The Boy Scouts National Executive Board will consider a resolution that was unanimously approved by the organization's executive committee on July 13. The organization is urging an end to the ban because of "sea change in the law with respect to gay rights."
The membership policy change would no longer prohibit gay adult participation but would allow local units latitude to make their own choices regarding gay leaders.
"The BSA national policy that prohibits gay adults from serving as leaders is no longer legally defensible," the organization said in statement earlier this month. "However, the BSA's commitment to duty to God and the rights of religious chartered organizations to select their leaders is unwavering."
The decision would follow the landmark ruling in late June by the U.S. Supreme Court allowing same-sex marriages nationwide. In May, the Boy Scouts' president, former U.S. Defense Secretary Robert Gates, called the ban "unsustainable" and said it needed to change.
The Irving, Texas-based organization lifted its ban on gay youth in 2013, but had continued to prohibit the participation of openly gay adults.

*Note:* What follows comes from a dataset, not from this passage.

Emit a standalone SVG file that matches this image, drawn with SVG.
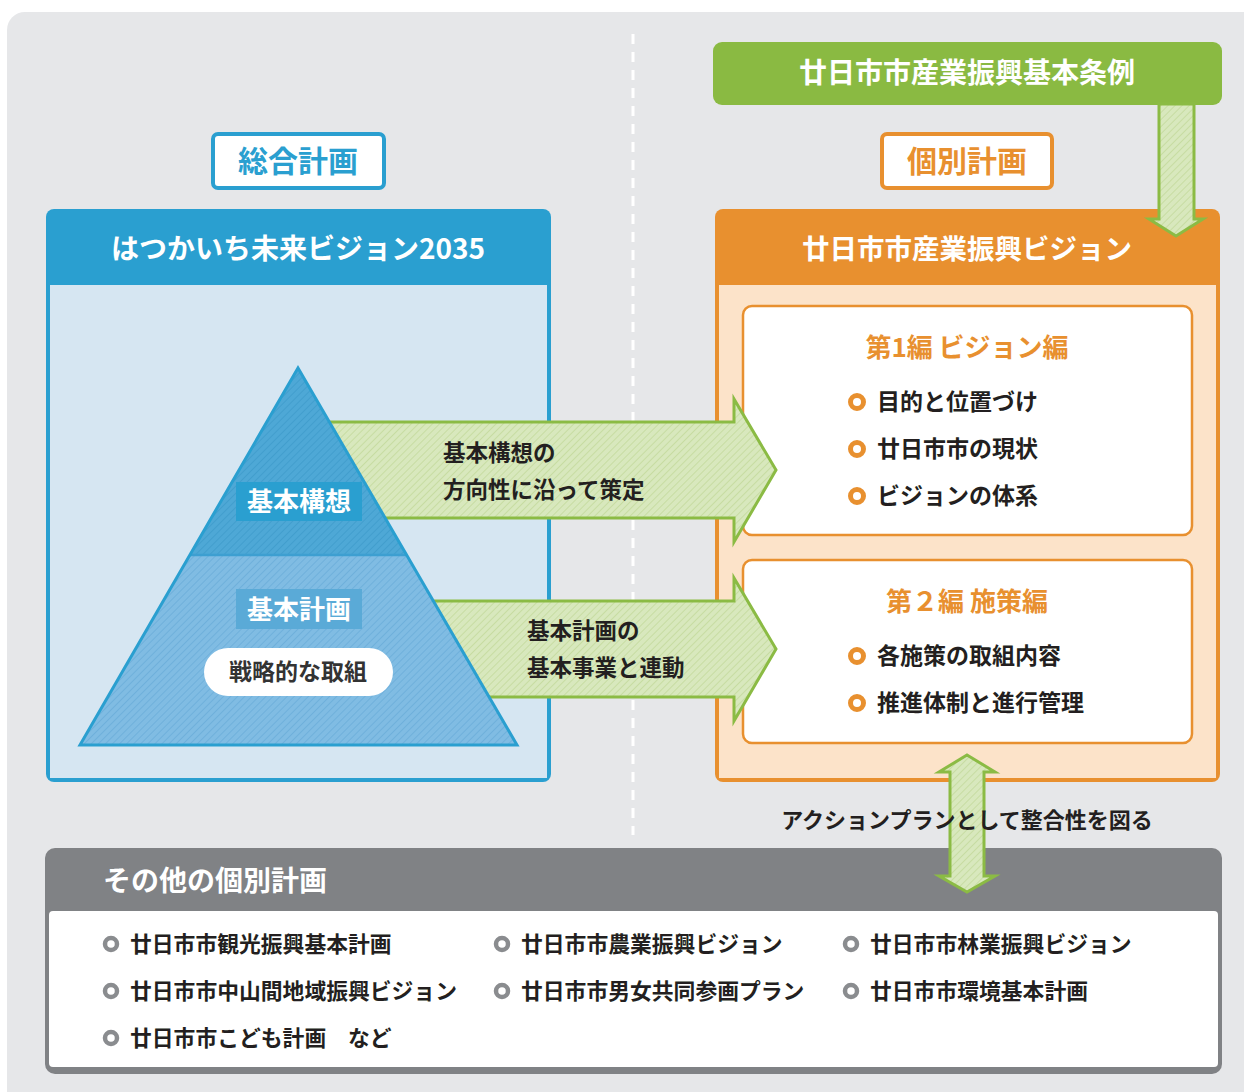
<svg xmlns="http://www.w3.org/2000/svg" width="1244" height="1092" viewBox="0 0 1244 1092">
<defs>
<pattern id="hG" width="5" height="5" patternUnits="userSpaceOnUse" patternTransform="rotate(45)"><rect width="5" height="5" fill="#d8e8bd"/><line x1="0" y1="0" x2="0" y2="5" stroke="#c3da9b" stroke-width="1.6"/></pattern>
<pattern id="hB1" width="5" height="5" patternUnits="userSpaceOnUse" patternTransform="rotate(45)"><rect width="5" height="5" fill="#4ea8d6"/><line x1="0" y1="0" x2="0" y2="5" stroke="#3e9bcb" stroke-width="1.6"/></pattern>
<pattern id="hB2" width="5" height="5" patternUnits="userSpaceOnUse" patternTransform="rotate(45)"><rect width="5" height="5" fill="#80bce3"/><line x1="0" y1="0" x2="0" y2="5" stroke="#6badd9" stroke-width="1.6"/></pattern>
<style>
text{font-family:"Noto Sans CJK JP","Noto Sans",sans-serif;font-weight:bold;dominant-baseline:central}
.w{fill:#fff}
.d{fill:#231f20}
.c{text-anchor:middle}
.arrow{fill:url(#hG);stroke:#8bbb44;stroke-width:3;stroke-linejoin:miter}
.ob{fill:#fff;stroke:#e8902f;stroke-width:5}
.gb{fill:#fff;stroke:#8a8c8f;stroke-width:4.5}
.it{font-size:23px}
.at{font-size:22.5px}
.bt{font-size:21.8px}
</style>
</defs>
<rect x="7" y="12" width="1260" height="1100" rx="18" fill="#e6e7e9"/>
<line x1="633" y1="34" x2="633" y2="835" stroke="#fff" stroke-width="3" stroke-dasharray="10 8"/>

<g id="label-sogo">
<rect x="213" y="134" width="171" height="54" rx="5" fill="#fff" stroke="#2a9fd0" stroke-width="4"/>
<text x="298" y="159" class="c" font-size="30" fill="#2a9fd0">総合計画</text>
</g>

<g id="label-kobetsu">
<rect x="882" y="134" width="170" height="54" rx="5" fill="#fff" stroke="#e8902f" stroke-width="4"/>
<text x="967" y="159" class="c" font-size="30" fill="#e8902f">個別計画</text>
</g>

<g id="jorei">
<rect x="713" y="42" width="509" height="63" rx="9" fill="#8aba42"/>
<text x="967" y="71" class="c w" font-size="28">廿日市市産業振興基本条例</text>
</g>

<g id="mirai-vision">
<rect x="46" y="209" width="505" height="573" rx="8" fill="#2a9fd0"/>
<rect x="50" y="285" width="497" height="493" fill="#d6e6f2"/>
<text x="298" y="247" class="c w" font-size="28">はつかいち未来ビジョン2035</text>
</g>

<g id="sangyo-vision">
<rect x="715" y="209" width="505" height="573" rx="8" fill="#e8902f"/>
<rect x="719" y="285" width="497" height="493" fill="#fce3c9"/>
<text x="967" y="247" class="c w" font-size="27.5">廿日市市産業振興ビジョン</text>
</g>

<g id="hen1">
<rect x="743" y="306" width="449" height="229" rx="9" fill="#fff" stroke="#e8902f" stroke-width="2.5"/>
<text x="967" y="345" class="c" font-size="26" fill="#e8902f">第1編 ビジョン編</text>
<circle cx="857" cy="402" r="6.5" class="ob"/>
<text x="877" y="400" class="d it">目的と位置づけ</text>
<circle cx="857" cy="449" r="6.5" class="ob"/>
<text x="877" y="447" class="d it">廿日市市の現状</text>
<circle cx="857" cy="496" r="6.5" class="ob"/>
<text x="877" y="494" class="d it">ビジョンの体系</text>
</g>

<g id="hen2">
<rect x="743" y="560" width="449" height="183" rx="9" fill="#fff" stroke="#e8902f" stroke-width="2.5"/>
<text x="967" y="599" class="c" font-size="26" fill="#e8902f">第２編 施策編</text>
<circle cx="857" cy="656" r="6.5" class="ob"/>
<text x="877" y="654" class="d it">各施策の取組内容</text>
<circle cx="857" cy="703" r="6.5" class="ob"/>
<text x="877" y="701" class="d it">推進体制と進行管理</text>
</g>

<g id="other-plans">
<rect x="45" y="848" width="1177" height="226" rx="10" fill="#808285"/>
<rect x="49" y="911" width="1169" height="156" rx="4" fill="#fff"/>
<text x="103" y="879" class="w" font-size="28">その他の個別計画</text>
<circle cx="111" cy="944" r="6" class="gb"/>
<text x="130" y="942" class="d bt">廿日市市観光振興基本計画</text>
<circle cx="502" cy="944" r="6" class="gb"/>
<text x="521" y="942" class="d bt">廿日市市農業振興ビジョン</text>
<circle cx="851" cy="944" r="6" class="gb"/>
<text x="870" y="942" class="d bt">廿日市市林業振興ビジョン</text>
<circle cx="111" cy="991" r="6" class="gb"/>
<text x="130" y="989" class="d bt">廿日市市中山間地域振興ビジョン</text>
<circle cx="502" cy="991" r="6" class="gb"/>
<text x="521" y="989" class="d bt">廿日市市男女共同参画プラン</text>
<circle cx="851" cy="991" r="6" class="gb"/>
<text x="870" y="989" class="d bt">廿日市市環境基本計画</text>
<circle cx="111" cy="1038" r="6" class="gb"/>
<text x="130" y="1036" class="d bt">廿日市市こども計画　など</text>
</g>

<g id="connectors">
<polygon class="arrow" points="1159,104 1194,104 1194,219 1203,219 1176,236 1149,219 1159,219"/>
<polygon class="arrow" points="300,422 734,422 734,399 776,470 734,542 734,518 300,518"/>
<polygon class="arrow" points="300,601 734,601 734,578 776,649 734,721 734,697 300,697"/>
<polygon class="arrow" points="967,755 995,772 984,772 984,876 995,876 967,892 939,876 950,876 950,772 939,772"/>
</g>

<g id="arrow-labels">
<text x="443" y="451" class="d at">基本構想の</text>
<text x="443" y="488" class="d at">方向性に沿って策定</text>
<text x="527" y="629" class="d at">基本計画の</text>
<text x="527" y="666" class="d at">基本事業と連動</text>
<text x="967" y="818" class="c d" font-size="22">アクションプランとして整合性を図る</text>
</g>

<g id="pyramid">
<polygon points="298,368 190,555 406,555" fill="url(#hB1)"/>
<polygon points="190,555 406,555 517,745 80,745" fill="url(#hB2)"/>
<line x1="190" y1="555" x2="406" y2="555" stroke="#3d9fd1" stroke-width="2.5"/>
<polygon points="298,368 517,745 80,745" fill="none" stroke="#2a9fd0" stroke-width="3" stroke-linejoin="miter"/>
</g>

<g id="kihon-koso">
<rect x="236" y="482" width="126" height="39" fill="#2a9fd0"/>
<text x="299" y="499" class="c w" font-size="26">基本構想</text>
</g>

<g id="kihon-keikaku">
<rect x="236" y="589" width="126" height="40" fill="#5aaad7"/>
<text x="299" y="607" class="c w" font-size="26">基本計画</text>
</g>

<g id="senryaku">
<rect x="204" y="648" width="189" height="48" rx="24" fill="#fff"/>
<text x="298" y="670" class="c" font-size="23" fill="#333">戦略的な取組</text>
</g>
</svg>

The selection of Gates as president of the organization last year was seen as an opportunity to revisit the policy since he helped end the "Don't Ask, Don't Tell" policy that barred openly gay people from serving in the U.S. military.
The Boy Scouts of America, whose stated mission is to prepare youth for life and leadership, has 2.5 million youth members between the ages of 7 and 21 and about 960,000 volunteers in local units, according to the organization's website.
The anticipated end of the Boy Scouts ban has been welcomed by gay rights advocates and criticized by conservatives.
Zach Wahls, an eagle scout and executive director of Scouts for Equality, has labeled the ban a "towering example of explicit, institutional homophobia."
John Stemberger, chairman of the breakaway Christian youth outdoor program Tail Life USA, said on Friday that lifting the ban is an affront to Christian morals and will make it "even more challenging for a church to integrate a (Boy Scouts) unit as part of a church's ministry offerings."